Longue descente aux enfers, racontée depuis l'autre rive par un homme de presque soixante ans avec assez de recul et d'auto-dérision pour former une espèce de viatique... Carrère, heureux et le sachant, est lui-même l'artisan de son malheur : bipolaire (mais, comme il le dit, pas le genre de bipolaire qui va acheter des Ferrari ou danser nu dans la rue lors des phases maniaques), il s'ingénie à détruire d'une main ce qu'il a construit de l'autre. Il parle du yoga, ou plus généralement de toutes sortes de pratiques corporelles et spirituelles qu'il a abordées, du tai-chi à la méditation, il est une sorte de "théoricien" de l'apaisement et du détachement recherchés par ces philosophies bouddhistes, mais lui-même est tout sauf apaisé et détaché.

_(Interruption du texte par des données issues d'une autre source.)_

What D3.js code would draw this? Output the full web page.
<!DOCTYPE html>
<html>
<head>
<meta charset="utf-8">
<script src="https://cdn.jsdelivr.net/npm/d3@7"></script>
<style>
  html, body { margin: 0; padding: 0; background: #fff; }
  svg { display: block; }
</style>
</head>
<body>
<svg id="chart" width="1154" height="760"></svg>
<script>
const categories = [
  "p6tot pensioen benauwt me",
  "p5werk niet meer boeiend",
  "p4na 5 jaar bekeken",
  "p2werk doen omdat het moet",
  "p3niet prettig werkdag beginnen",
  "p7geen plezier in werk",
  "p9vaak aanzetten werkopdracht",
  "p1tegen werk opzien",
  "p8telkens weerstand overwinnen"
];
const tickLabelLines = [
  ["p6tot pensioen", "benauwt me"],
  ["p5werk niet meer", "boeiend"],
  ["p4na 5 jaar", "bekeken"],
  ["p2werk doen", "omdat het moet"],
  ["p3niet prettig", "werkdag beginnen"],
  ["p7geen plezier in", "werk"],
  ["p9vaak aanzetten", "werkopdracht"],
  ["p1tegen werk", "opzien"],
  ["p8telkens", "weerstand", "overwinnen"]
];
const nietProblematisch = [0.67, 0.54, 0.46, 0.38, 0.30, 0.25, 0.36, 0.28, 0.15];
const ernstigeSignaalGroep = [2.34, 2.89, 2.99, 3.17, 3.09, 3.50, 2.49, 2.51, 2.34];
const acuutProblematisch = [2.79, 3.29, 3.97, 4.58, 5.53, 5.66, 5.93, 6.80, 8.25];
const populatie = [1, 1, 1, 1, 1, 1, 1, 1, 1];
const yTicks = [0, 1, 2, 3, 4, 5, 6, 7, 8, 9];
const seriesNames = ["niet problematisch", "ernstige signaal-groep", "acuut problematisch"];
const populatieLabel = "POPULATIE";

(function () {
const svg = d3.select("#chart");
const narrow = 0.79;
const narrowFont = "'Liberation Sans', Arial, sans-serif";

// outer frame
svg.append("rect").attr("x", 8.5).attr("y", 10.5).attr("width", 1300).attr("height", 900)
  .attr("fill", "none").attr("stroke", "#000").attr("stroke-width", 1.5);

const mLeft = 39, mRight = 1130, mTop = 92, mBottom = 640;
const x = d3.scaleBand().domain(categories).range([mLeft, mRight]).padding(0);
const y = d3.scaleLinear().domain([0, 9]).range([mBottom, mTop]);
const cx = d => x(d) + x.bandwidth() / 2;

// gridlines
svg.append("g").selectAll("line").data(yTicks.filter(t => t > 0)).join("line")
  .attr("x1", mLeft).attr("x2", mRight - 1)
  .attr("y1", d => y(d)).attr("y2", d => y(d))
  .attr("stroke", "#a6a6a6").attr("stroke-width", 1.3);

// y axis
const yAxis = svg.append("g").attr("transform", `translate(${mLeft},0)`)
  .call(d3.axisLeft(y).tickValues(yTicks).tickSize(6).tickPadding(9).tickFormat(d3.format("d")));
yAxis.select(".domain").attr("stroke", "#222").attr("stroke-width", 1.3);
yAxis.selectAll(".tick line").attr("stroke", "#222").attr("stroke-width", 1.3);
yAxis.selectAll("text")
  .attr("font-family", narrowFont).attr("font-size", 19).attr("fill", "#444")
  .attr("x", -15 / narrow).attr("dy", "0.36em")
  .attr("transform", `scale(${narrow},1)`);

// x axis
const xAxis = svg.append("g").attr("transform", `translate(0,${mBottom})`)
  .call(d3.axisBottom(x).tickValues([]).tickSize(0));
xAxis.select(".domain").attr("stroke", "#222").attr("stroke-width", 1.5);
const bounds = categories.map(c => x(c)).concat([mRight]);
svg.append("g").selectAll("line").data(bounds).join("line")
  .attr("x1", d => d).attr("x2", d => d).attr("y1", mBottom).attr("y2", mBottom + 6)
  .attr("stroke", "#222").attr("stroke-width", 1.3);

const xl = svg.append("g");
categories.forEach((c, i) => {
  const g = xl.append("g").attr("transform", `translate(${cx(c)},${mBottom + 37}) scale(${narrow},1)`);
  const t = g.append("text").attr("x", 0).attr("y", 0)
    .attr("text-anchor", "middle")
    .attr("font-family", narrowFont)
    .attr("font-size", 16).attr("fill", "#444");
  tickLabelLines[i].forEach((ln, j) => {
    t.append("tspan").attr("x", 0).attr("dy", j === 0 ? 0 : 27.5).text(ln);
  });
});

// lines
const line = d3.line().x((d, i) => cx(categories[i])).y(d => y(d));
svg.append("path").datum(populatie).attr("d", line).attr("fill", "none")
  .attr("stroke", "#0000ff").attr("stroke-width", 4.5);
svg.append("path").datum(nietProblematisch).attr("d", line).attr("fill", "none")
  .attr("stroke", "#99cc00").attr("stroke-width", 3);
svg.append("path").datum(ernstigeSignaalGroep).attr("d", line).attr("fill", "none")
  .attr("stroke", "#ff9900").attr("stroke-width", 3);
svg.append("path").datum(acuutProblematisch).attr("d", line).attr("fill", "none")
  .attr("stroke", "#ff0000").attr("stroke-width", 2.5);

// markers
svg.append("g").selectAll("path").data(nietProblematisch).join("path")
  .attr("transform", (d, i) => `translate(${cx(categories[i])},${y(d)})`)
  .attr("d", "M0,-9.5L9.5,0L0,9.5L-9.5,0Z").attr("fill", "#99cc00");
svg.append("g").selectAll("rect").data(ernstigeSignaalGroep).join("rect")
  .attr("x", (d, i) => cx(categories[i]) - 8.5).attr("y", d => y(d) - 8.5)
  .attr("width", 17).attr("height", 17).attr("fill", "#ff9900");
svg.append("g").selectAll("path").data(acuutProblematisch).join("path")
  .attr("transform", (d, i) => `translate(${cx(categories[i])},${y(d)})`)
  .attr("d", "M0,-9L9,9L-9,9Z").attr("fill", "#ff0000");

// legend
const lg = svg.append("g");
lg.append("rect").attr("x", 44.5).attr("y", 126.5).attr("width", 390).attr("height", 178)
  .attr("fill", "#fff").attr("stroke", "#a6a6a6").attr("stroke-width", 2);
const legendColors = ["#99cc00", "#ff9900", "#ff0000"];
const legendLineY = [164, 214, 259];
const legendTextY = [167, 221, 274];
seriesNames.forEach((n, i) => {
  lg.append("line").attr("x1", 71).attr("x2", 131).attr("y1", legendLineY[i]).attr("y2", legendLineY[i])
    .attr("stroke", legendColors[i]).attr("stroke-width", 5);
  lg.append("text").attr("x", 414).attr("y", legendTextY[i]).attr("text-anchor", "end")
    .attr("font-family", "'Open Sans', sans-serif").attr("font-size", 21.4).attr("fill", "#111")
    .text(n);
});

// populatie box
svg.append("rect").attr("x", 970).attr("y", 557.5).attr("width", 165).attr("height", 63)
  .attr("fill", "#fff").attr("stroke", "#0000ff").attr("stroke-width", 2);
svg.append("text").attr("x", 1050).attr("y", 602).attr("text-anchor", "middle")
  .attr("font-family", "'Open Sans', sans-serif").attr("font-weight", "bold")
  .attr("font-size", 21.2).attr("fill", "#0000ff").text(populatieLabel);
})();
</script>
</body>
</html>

La première partie, sombre et humide comme le Morvan en janvier où s'ouvre le roman, et où se déroule son premier stage de Vipassana, laisse place à une deuxième partie estivale et solaire, en Grèce. Un peu par hasard, Carrère, sorti de l'hôpital, sur la voix de la guérison, se retrouve sur l'île de Léros en pleine "crise des réfugiés". Accompagné par une américaine délaissée par son compagnon, il propose des ateliers d'écriture à quatre adolescents afghans.
Carrère le répète, il n'a jamais réellement connu le "malheur ordinaire", les deuils, la misère : son malheur à lui est entièrement névrotique. En fréquentant ces enfants dénués de tout, en apprenant petit à petit leur histoire, en écoutant le récit de leurs voyages cachés dans la soute d'un car, de leur traversée de la Méditerranée sur un zodiaque, en les voyant là, échoués, en accompagnant ces garçons, en s'attachant à eux, petit à petit la vie revient en lui, sans grandiloquence, sans grandes théories métaphysiques.

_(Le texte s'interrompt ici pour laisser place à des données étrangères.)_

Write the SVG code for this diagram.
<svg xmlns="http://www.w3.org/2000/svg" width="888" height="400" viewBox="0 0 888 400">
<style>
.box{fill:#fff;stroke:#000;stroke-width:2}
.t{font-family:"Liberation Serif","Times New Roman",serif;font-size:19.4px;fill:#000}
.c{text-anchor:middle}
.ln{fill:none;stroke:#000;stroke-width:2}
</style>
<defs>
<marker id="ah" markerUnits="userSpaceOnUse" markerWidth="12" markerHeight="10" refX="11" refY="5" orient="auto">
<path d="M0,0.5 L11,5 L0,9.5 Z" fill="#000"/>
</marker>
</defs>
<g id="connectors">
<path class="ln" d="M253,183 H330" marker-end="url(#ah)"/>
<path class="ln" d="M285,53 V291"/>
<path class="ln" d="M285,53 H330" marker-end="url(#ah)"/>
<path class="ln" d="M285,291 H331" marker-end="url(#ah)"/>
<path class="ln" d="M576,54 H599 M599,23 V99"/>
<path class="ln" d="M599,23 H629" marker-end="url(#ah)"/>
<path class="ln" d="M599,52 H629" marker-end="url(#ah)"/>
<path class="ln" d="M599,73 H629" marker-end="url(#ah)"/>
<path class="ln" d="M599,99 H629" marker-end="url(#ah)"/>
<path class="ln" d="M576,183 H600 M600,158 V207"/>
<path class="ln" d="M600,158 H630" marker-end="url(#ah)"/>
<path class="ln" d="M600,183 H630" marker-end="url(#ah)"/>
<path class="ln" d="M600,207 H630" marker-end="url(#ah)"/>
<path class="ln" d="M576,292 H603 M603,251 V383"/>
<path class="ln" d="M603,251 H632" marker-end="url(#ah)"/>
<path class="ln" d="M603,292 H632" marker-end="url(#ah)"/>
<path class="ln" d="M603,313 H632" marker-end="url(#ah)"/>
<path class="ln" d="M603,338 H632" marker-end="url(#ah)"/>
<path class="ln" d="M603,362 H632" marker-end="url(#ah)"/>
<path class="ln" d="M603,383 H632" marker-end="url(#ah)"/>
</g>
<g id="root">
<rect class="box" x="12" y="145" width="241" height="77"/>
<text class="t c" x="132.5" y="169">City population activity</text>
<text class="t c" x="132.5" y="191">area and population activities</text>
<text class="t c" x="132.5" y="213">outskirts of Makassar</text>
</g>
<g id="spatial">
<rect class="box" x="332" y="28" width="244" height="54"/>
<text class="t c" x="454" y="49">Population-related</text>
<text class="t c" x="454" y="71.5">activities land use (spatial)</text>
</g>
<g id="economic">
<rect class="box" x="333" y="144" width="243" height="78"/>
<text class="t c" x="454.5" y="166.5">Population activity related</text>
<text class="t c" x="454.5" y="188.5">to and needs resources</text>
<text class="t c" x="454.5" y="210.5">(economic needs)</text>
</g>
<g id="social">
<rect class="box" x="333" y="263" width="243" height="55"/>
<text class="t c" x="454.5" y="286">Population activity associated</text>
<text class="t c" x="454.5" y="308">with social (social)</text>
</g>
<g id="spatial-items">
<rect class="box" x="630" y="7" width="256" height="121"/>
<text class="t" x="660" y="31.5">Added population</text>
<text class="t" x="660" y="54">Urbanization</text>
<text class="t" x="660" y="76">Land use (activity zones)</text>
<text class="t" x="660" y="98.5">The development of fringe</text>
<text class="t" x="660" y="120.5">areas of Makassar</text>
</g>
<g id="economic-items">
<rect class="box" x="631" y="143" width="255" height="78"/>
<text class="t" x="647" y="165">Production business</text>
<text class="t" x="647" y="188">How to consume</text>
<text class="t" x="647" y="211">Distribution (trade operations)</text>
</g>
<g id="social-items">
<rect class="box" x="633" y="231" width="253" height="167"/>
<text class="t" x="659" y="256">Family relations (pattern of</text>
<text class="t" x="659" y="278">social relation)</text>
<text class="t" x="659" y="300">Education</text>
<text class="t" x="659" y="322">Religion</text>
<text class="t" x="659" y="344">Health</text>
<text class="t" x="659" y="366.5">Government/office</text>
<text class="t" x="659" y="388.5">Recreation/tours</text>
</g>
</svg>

Le roman s'achève d'une façon qui me parle énormément, l'auteur/narrateur a rencontré une femme "qu'il commence à aimer et qui commence à l'aimer", dit-il. Cette femme pratique le yoga, "pas du yoga solennel, pas du yoga méditatif voué à l'extinction des vritti, à la sortie du samsara ou à construire sur la durée d'une vie un état de quiétude et d'émerveillement. Pas le yoga auquel je pensais consacrer ce livre en expliquant gravement qu'il ne faut pas le confondre avec une vulgaire gymnastique, mais celui que pratiquent partout dans le monde des jeunes femmes qui comme elle trouvent que c'est une merveilleuse gymnastique et qui n'ont que faire de Patanjali et qui n'ont nulle envie de sortir du samsara parce que le samsara ça s'appelle aussi la vie et que, contrairement à ce que disent Patanjali et les siens, la vie, c'est bien. Pas que, évidemment, mais bien."
... et ça résume tout ce que je pense du yoga, de la méditation et de toutes les pratiques spirituelles orientales, qui visent à la "paix intérieure", à avoir un intérieur aussi calme que la surface d'un lac, à se débarrasser des "passions"... Non, franchement, ça ne m'attire pas du tout, une vie intérieure paisible et calme comme la surface d'un lac. J'ai pas envie d'être constamment ballotée dans la tempête non plus. Mais jouer dans les vagues c'est quand même le plus agréable.